> **Provided material**

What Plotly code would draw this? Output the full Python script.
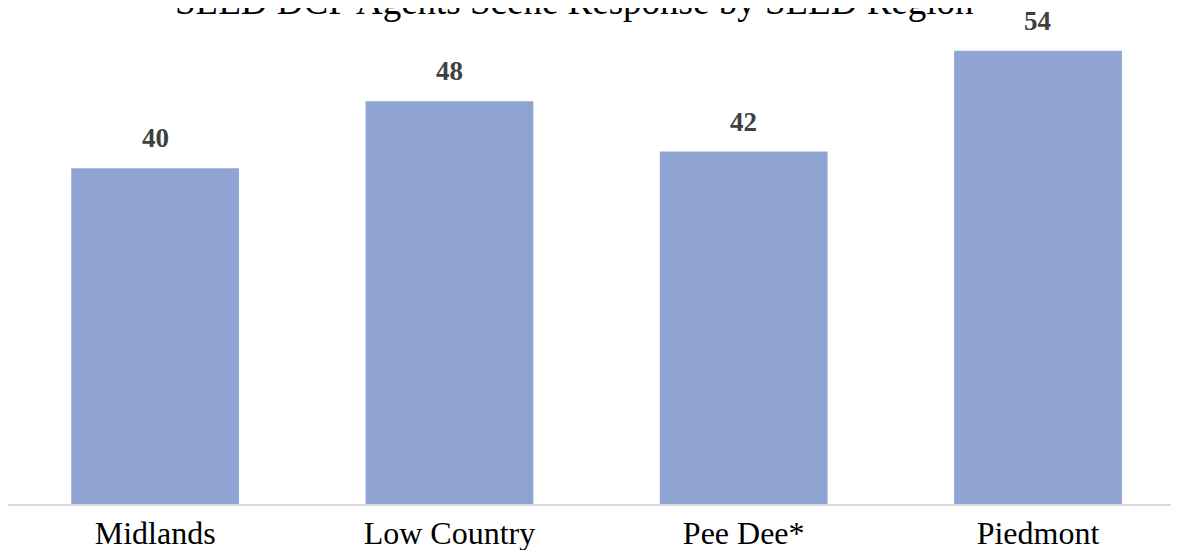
import plotly.graph_objects as go


# =====================================================
# DATA
# =====================================================

regions = ["Midlands", "Low Country", "Pee Dee*", "Piedmont"]
responses = [40, 48, 42, 54]

title_text = "SLED DCF Agents Scene Response by SLED Region"


# =====================================================
# FIGURE
# (page body keeps an 8px margin, so the figure is sized to fit inside it)
# =====================================================

fig = go.Figure(
    go.Bar(
        x=regions,
        y=responses,
        marker_color="#8FA4D2",
        marker_line_width=0,
    )
)

# value labels above the bars
for region, value in zip(regions, responses):
    fig.add_annotation(
        x=region,
        y=value,
        text=f"<b>{value}</b>",
        showarrow=False,
        yanchor="bottom",
        yshift=13,
        font=dict(family="Liberation Serif", size=27, color="#404040"),
    )

# title, partly above the top edge as in the source
fig.add_annotation(
    x=0.4871,
    xref="paper",
    y=1,
    yref="paper",
    xanchor="center",
    yanchor="middle",
    yshift=7,
    text=title_text,
    showarrow=False,
    font=dict(family="Liberation Serif", size=37, color="black"),
)

fig.update_layout(
    width=1163,
    height=542,
    margin=dict(l=0, r=0, t=0, b=46),
    paper_bgcolor="white",
    plot_bgcolor="white",
    bargap=0.43,
    showlegend=False,
    xaxis=dict(
        range=[-0.5, 3.452],
        automargin=False,
        showline=True,
        linecolor="#D9D9D9",
        linewidth=1.5,
        showgrid=False,
        ticks="",
        ticklabelstandoff=0,
        tickfont=dict(family="Liberation Serif", size=32, color="black"),
    ),
    yaxis=dict(
        range=[0, 59.1],
        visible=False,
        showgrid=False,
    ),
)

fig.write_html("out.html")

> **Your instructions**
Copy out the data above exactly, except the pictures.

> **Result of this exercise**
What Plotly code would draw this? Output the full Python script.
import plotly.graph_objects as go


# =====================================================
# DATA
# =====================================================

regions = ["Midlands", "Low Country", "Pee Dee*", "Piedmont"]
responses = [40, 48, 42, 54]

title_text = "SLED DCF Agents Scene Response by SLED Region"


# =====================================================
# FIGURE
# (page body keeps an 8px margin, so the figure is sized to fit inside it)
# =====================================================

fig = go.Figure(
    go.Bar(
        x=regions,
        y=responses,
        marker_color="#8FA4D2",
        marker_line_width=0,
    )
)

# value labels above the bars
for region, value in zip(regions, responses):
    fig.add_annotation(
        x=region,
        y=value,
        text=f"<b>{value}</b>",
        showarrow=False,
        yanchor="bottom",
        yshift=13,
        font=dict(family="Liberation Serif", size=27, color="#404040"),
    )

# title, partly above the top edge as in the source
fig.add_annotation(
    x=0.4871,
    xref="paper",
    y=1,
    yref="paper",
    xanchor="center",
    yanchor="middle",
    yshift=7,
    text=title_text,
    showarrow=False,
    font=dict(family="Liberation Serif", size=37, color="black"),
)

fig.update_layout(
    width=1163,
    height=542,
    margin=dict(l=0, r=0, t=0, b=46),
    paper_bgcolor="white",
    plot_bgcolor="white",
    bargap=0.43,
    showlegend=False,
    xaxis=dict(
        range=[-0.5, 3.452],
        automargin=False,
        showline=True,
        linecolor="#D9D9D9",
        linewidth=1.5,
        showgrid=False,
        ticks="",
        ticklabelstandoff=0,
        tickfont=dict(family="Liberation Serif", size=32, color="black"),
    ),
    yaxis=dict(
        range=[0, 59.1],
        visible=False,
        showgrid=False,
    ),
)

fig.write_html("out.html")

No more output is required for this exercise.